Par conséquent, je ne ferrai pas le reporter, relatant des manifestations suite à une opération de déguerpissement des commerçants de la gare d’Abobo par le ministre de la salubrité. Je ne ferrai pas non plus le politicien, cherchant à expliquer la résistance aux forces de l’ordre ou à les condamner.

Je sais ce qu’ est une insalubre baraque en bois occupant illégalement l’espace public: des repas, des vêtements, de l’argent, de l’espoir.

Alors tout ce que je vois, c’est la révolte de pères et mères  à qui, au motif d’assainissement, le gouvernement de la république de Cote d’ivoire vient d’arracher le moyen de nourrir leurs familles. Je vois aussi le désespoir de jeunes diplômés à qui l’Etat n’offre aucune opportunité de trouver du travail mais vient d’enlever la source d’espérance.

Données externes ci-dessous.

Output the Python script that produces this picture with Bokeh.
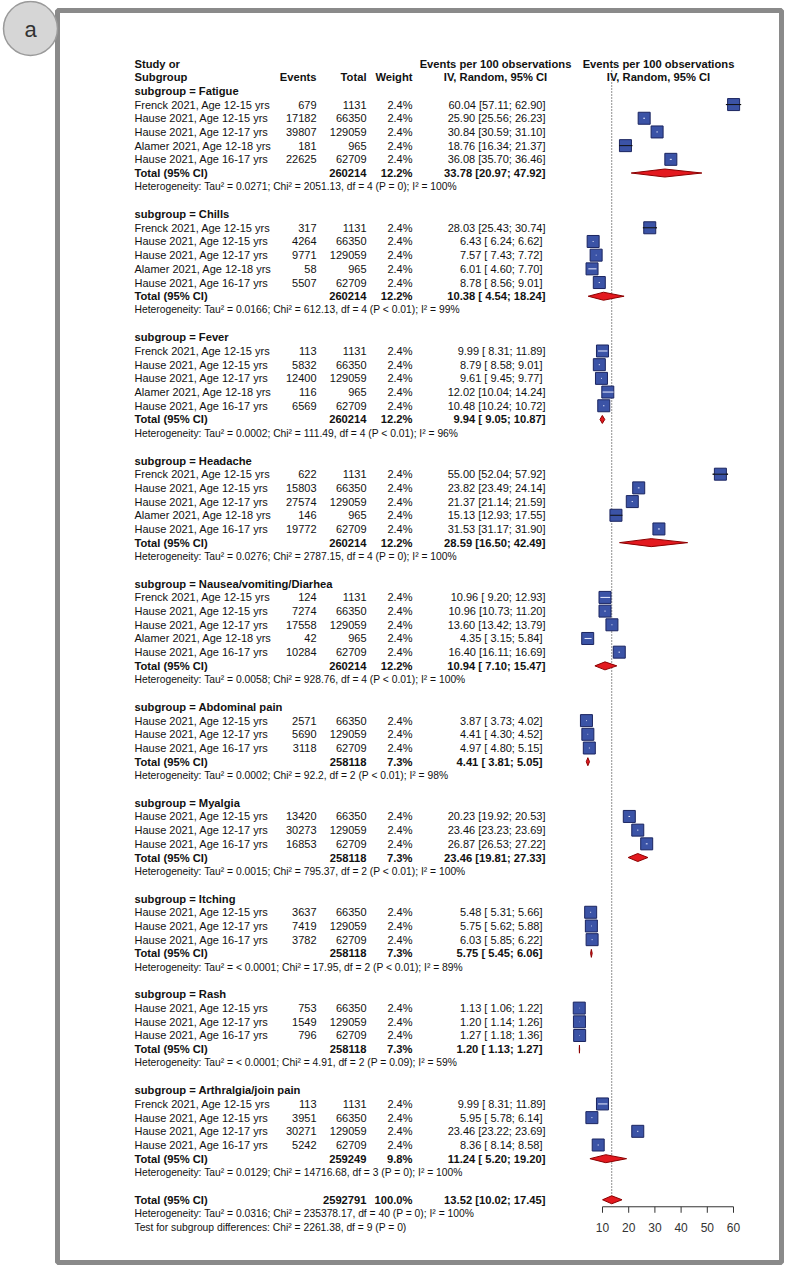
from bokeh.plotting import figure
from bokeh.models import Range1d, ColumnDataSource
from bokeh.embed import file_html
from bokeh.resources import INLINE
from bokeh.core.properties import value

# ---------------- data ----------------
group_names = ["Fatigue", "Chills", "Fever", "Headache", "Nausea/vomiting/Diarhea",
               "Abdominal pain", "Myalgia", "Itching", "Rash", "Arthralgia/join pain"]
group_sizes = [5, 5, 5, 5, 5, 3, 3, 3, 3, 4]

F = "Frenck 2021, Age 12-15 yrs"
H15 = "Hause 2021, Age 12-15 yrs"
H17 = "Hause 2021, Age 12-17 yrs"
A18 = "Alamer 2021, Age 12-18 yrs"
H1617 = "Hause 2021, Age 16-17 yrs"

study = [F, H15, H17, A18, H1617,
         F, H15, H17, A18, H1617,
         F, H15, H17, A18, H1617,
         F, H15, H17, A18, H1617,
         F, H15, H17, A18, H1617,
         H15, H17, H1617,
         H15, H17, H1617,
         H15, H17, H1617,
         H15, H17, H1617,
         F, H15, H17, H1617]
events = [679, 17182, 39807, 181, 22625,
          317, 4264, 9771, 58, 5507,
          113, 5832, 12400, 116, 6569,
          622, 15803, 27574, 146, 19772,
          124, 7274, 17558, 42, 10284,
          2571, 5690, 3118,
          13420, 30273, 16853,
          3637, 7419, 3782,
          753, 1549, 796,
          113, 3951, 30271, 5242]
totals = [1131, 66350, 129059, 965, 62709,
          1131, 66350, 129059, 965, 62709,
          1131, 66350, 129059, 965, 62709,
          1131, 66350, 129059, 965, 62709,
          1131, 66350, 129059, 965, 62709,
          66350, 129059, 62709,
          66350, 129059, 62709,
          66350, 129059, 62709,
          66350, 129059, 62709,
          1131, 66350, 129059, 62709]
weights = [2.4] * 41
est = [60.04, 25.90, 30.84, 18.76, 36.08,
       28.03, 6.43, 7.57, 6.01, 8.78,
       9.99, 8.79, 9.61, 12.02, 10.48,
       55.00, 23.82, 21.37, 15.13, 31.53,
       10.96, 10.96, 13.60, 4.35, 16.40,
       3.87, 4.41, 4.97,
       20.23, 23.46, 26.87,
       5.48, 5.75, 6.03,
       1.13, 1.20, 1.27,
       9.99, 5.95, 23.46, 8.36]
lo = [57.11, 25.56, 30.59, 16.34, 35.70,
      25.43, 6.24, 7.43, 4.60, 8.56,
      8.31, 8.58, 9.45, 10.04, 10.24,
      52.04, 23.49, 21.14, 12.93, 31.17,
      9.20, 10.73, 13.42, 3.15, 16.11,
      3.73, 4.30, 4.80,
      19.92, 23.23, 26.53,
      5.31, 5.62, 5.85,
      1.06, 1.14, 1.18,
      8.31, 5.78, 23.22, 8.14]
hi = [62.90, 26.23, 31.10, 21.37, 36.46,
      30.74, 6.62, 7.72, 7.70, 9.01,
      11.89, 9.01, 9.77, 14.24, 10.72,
      57.92, 24.14, 21.59, 17.55, 31.90,
      12.93, 11.20, 13.79, 5.84, 16.69,
      4.02, 4.52, 5.15,
      20.53, 23.69, 27.22,
      5.66, 5.88, 6.22,
      1.22, 1.26, 1.36,
      11.89, 6.14, 23.69, 8.58]

grp_n = [260214, 260214, 260214, 260214, 260214, 258118, 258118, 258118, 258118, 259249]
grp_weight = [12.2, 12.2, 12.2, 12.2, 12.2, 7.3, 7.3, 7.3, 7.3, 9.8]
grp_est = [33.78, 10.38, 9.94, 28.59, 10.94, 4.41, 23.46, 5.75, 1.20, 11.24]
grp_lo = [20.97, 4.54, 9.05, 16.50, 7.10, 3.81, 19.81, 5.45, 1.13, 5.20]
grp_hi = [47.92, 18.24, 10.87, 42.49, 15.47, 5.05, 27.33, 6.06, 1.27, 19.20]
grp_tau2 = ["0.0271", "0.0166", "0.0002", "0.0276", "0.0058", "0.0002", "0.0015", "< 0.0001", "< 0.0001", "0.0129"]
grp_chi2 = ["2051.13", "612.13", "111.49", "2787.15", "928.76", "92.2", "795.37", "17.95", "4.91", "14716.68"]
grp_df = [4, 4, 4, 4, 4, 2, 2, 2, 2, 3]
grp_p = ["P = 0", "P < 0.01", "P < 0.01", "P = 0", "P < 0.01", "P < 0.01", "P < 0.01", "P < 0.01", "P = 0.09", "P = 0"]
grp_i2 = ["100%", "99%", "96%", "100%", "100%", "98%", "100%", "89%", "59%", "100%"]

overall_n = 2592791
overall_weight = 100.0
overall_est, overall_lo, overall_hi = 13.52, 10.02, 17.45
overall_het = "Heterogeneity: Tau\u00b2 = 0.0316; Chi\u00b2 = 235378.17, df = 40 (P = 0); I\u00b2 = 100%"
subgroup_test = "Test for subgroup differences: Chi\u00b2 = 2261.38, df = 9 (P = 0)"

axis_ticks = [10, 20, 30, 40, 50, 60]

# ---------------- layout ----------------
W, Hgt = 784, 1266
FONT = "Liberation Sans"
p = figure(width=W, height=Hgt, x_range=Range1d(0, W), y_range=Range1d(Hgt, 0),
           output_backend="svg", toolbar_location=None, min_border=0,
           x_axis_location=None, y_axis_location=None)
p.grid.visible = False
p.outline_line_color = None
p.background_fill_color = "white"
p.border_fill_color = "white"

k = 131.0 / 50.0           # px per unit
x10 = 602.0                 # pixel of value 10
est_start = 10 - x10 / k
p.extra_x_ranges = {"est": Range1d(est_start, est_start + W / k)}

X_STUDY, X_EV, X_TOT, X_W, X_EST = 134, 316, 366, 412, 545
X_H1, X_H2 = 495, 658
Y0, STEP = 63.0, 13.69


def ly(i):
    return Y0 + (i - 1) * STEP


def fmt_ci(e, l, h):
    return f"{e:.2f} [{l:5.2f}; {h:5.2f}]"


normal = dict(x=[], y=[], text=[], align=[])
bold = dict(x=[], y=[], text=[], align=[])
small = dict(x=[], y=[], text=[], align=[])


def add(d, x, y, t, a="left"):
    d["x"].append(x); d["y"].append(y); d["text"].append(t); d["align"].append(a)


# header
add(bold, X_STUDY, ly(1), "Study or")
add(bold, X_STUDY, ly(2), "Subgroup")
add(bold, X_EV, ly(2), "Events", "right")
add(bold, X_TOT, ly(2), "Total", "right")
add(bold, X_W, ly(2), "Weight", "right")
for xc in (X_H1, X_H2):
    add(bold, xc, ly(1), "Events per 100 observations", "center")
    add(bold, xc, ly(2), "IV, Random, 95% CI", "center")

sq_x, sq_y = [], []
ci_x0, ci_x1, ci_y = [], [], []
in_x0, in_x1, in_y, in_col = [], [], [], []
dia_xs, dia_ys = [], []
HALF = 6.0 / k
DH = 4.0

cur = 3
idx = 0
for g, name in enumerate(group_names):
    add(bold, X_STUDY, ly(cur), f"subgroup = {name}")
    cur += 1
    for j in range(group_sizes[g]):
        y = ly(cur)
        add(normal, X_STUDY, y, study[idx])
        add(normal, X_EV, y, str(events[idx]), "right")
        add(normal, X_TOT, y, str(totals[idx]), "right")
        add(normal, X_W, y, f"{weights[idx]:.1f}%", "right")
        add(normal, X_EST, y, fmt_ci(est[idx], lo[idx], hi[idx]), "right")
        sq_x.append(est[idx]); sq_y.append(y)
        wide = (est[idx] - lo[idx] > HALF) or (hi[idx] - est[idx] > HALF)
        ci_x0.append(lo[idx]); ci_x1.append(hi[idx]); ci_y.append(y)
        in_x0.append(lo[idx]); in_x1.append(hi[idx]); in_y.append(y)
        in_col.append("#111111" if wide else "#e8ecff")
        idx += 1
        cur += 1
    y = ly(cur)
    add(bold, X_STUDY, y, "Total (95% CI)")
    add(bold, X_TOT, y, str(grp_n[g]), "right")
    add(bold, X_W, y, f"{grp_weight[g]:.1f}%", "right")
    add(bold, X_EST, y, fmt_ci(grp_est[g], grp_lo[g], grp_hi[g]), "right")
    dia_xs.append([grp_lo[g], grp_est[g], grp_hi[g], grp_est[g]])
    dia_ys.append([y, y - DH, y, y + DH])
    cur += 1
    add(small, X_STUDY, ly(cur),
        f"Heterogeneity: Tau\u00b2 = {grp_tau2[g]}; Chi\u00b2 = {grp_chi2[g]}, df = {grp_df[g]} ({grp_p[g]}); I\u00b2 = {grp_i2[g]}")
    cur += 2

y_tot = ly(cur)
add(bold, X_STUDY, y_tot, "Total (95% CI)")
add(bold, X_TOT, y_tot, str(overall_n), "right")
add(bold, X_W, y_tot, f"{overall_weight:.1f}%", "right")
add(bold, X_EST, y_tot, fmt_ci(overall_est, overall_lo, overall_hi), "right")
dia_xs.append([overall_lo, overall_est, overall_hi, overall_est])
dia_ys.append([y_tot, y_tot - DH, y_tot, y_tot + DH])
add(small, X_STUDY, ly(cur + 1), overall_het)
add(small, X_STUDY, ly(cur + 2), subgroup_test)

# frame border
p.quad(left=[57], right=[781], top=[10], bottom=[1262], fill_color=None,
       line_color="#8a8a8a", line_width=5)

# panel badge
p.scatter(x=[30], y=[28], size=54, marker="circle", fill_color="#d6d6d6",
          line_color="#9a9a9a", line_width=1.5)
p.text(x=[30], y=[29], text=["a"], text_align="center", text_baseline="middle",
       text_font=value(FONT), text_font_size="22px", text_color="#333333")

# text columns
for d, style, size in ((normal, "normal", "11px"), (bold, "bold", "11.2px"), (small, "normal", "10.3px")):
    src = ColumnDataSource(d)
    p.text(x="x", y="y", text="text", text_align="align", source=src,
           text_baseline="middle", text_font=value(FONT), text_font_size=size,
           text_font_style=style, text_color="#111111")

# dotted line at overall estimate
p.segment(x0=[overall_est], x1=[overall_est], y0=[70], y1=[y_tot - DH],
          x_range_name="est", line_color="#222222", line_width=1, line_dash="1 2")

# CI lines
p.segment(x0=ci_x0, x1=ci_x1, y0=ci_y, y1=ci_y, x_range_name="est",
          line_color="#111111", line_width=1)
# squares
p.scatter(x=sq_x, y=sq_y, size=12, marker="square", x_range_name="est",
          fill_color="#3b53a6", line_color="#1b2560", line_width=1)
# CI drawn over squares
src_in = ColumnDataSource(dict(x0=in_x0, x1=in_x1, y=in_y, c=in_col))
p.segment(x0="x0", x1="x1", y0="y", y1="y", source=src_in, x_range_name="est",
          line_color="c", line_width=1)

# diamonds
p.patches(xs=dia_xs, ys=dia_ys, x_range_name="est", fill_color="#e3191f",
          line_color="#8b0000", line_width=1)

# x axis (drawn on the estimate scale)
ax_y = y_tot + 7
p.segment(x0=[axis_ticks[0]], x1=[axis_ticks[-1]], y0=[ax_y], y1=[ax_y],
          x_range_name="est", line_color="#333333", line_width=1)
p.segment(x0=axis_ticks, x1=axis_ticks, y0=[ax_y] * len(axis_ticks),
          y1=[ax_y + 6] * len(axis_ticks), x_range_name="est",
          line_color="#333333", line_width=1)
p.text(x=axis_ticks, y=[ly(cur + 2)] * len(axis_ticks), text=[str(t) for t in axis_ticks],
       x_range_name="est", text_align="center", text_baseline="middle",
       text_font=value(FONT), text_font_size="12px", text_color="#333333")

open("out.html", "w").write(file_html(p, INLINE))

Que vaut une avenue bien tracée et propre, par rapport à des milliers d’enfants qui pleurent, ventre creux. A quoi d’autres peuvent servir  les quelques centimètres de trottoirs  qui soient préférables aux biens êtres de milliers d’enfants et de chômeurs.

C’est beau une ville propre et bien ordonnée. Abidjan aurait du être ainsi, salubre et bien organisé. Mais peut-on raisonnablement vivre pauvre, sans emploi, ventre creux, la famille mourante, sans espace dédié aux activités informelles, dans une ville belle, moderne, ordonnée et salubre.

Cela fait maintenant cinq jours que des familles sont sans ressources, des milliers de familles, pour que Abidjan soit plus belle. Cela fait cinq jours , que des enfants, crevant la dalle, ne peuvent plus aller à l’école. Cela fait jours, que des mères et des pères, des bras valides, des tètes pleines doivent s’endetter, pleurer et rester inactifs.

Madame le ministre de la salubrité, Mammy bulldozer pour les victimes, Abobo et Abidjan sont moins insalubre, et leurs habitants sont plus pauvres et plus désœuvrés. Vous avez fait votre boulot, même si cela ne vous empêchera pas de dormir, écoutez nos pleurs.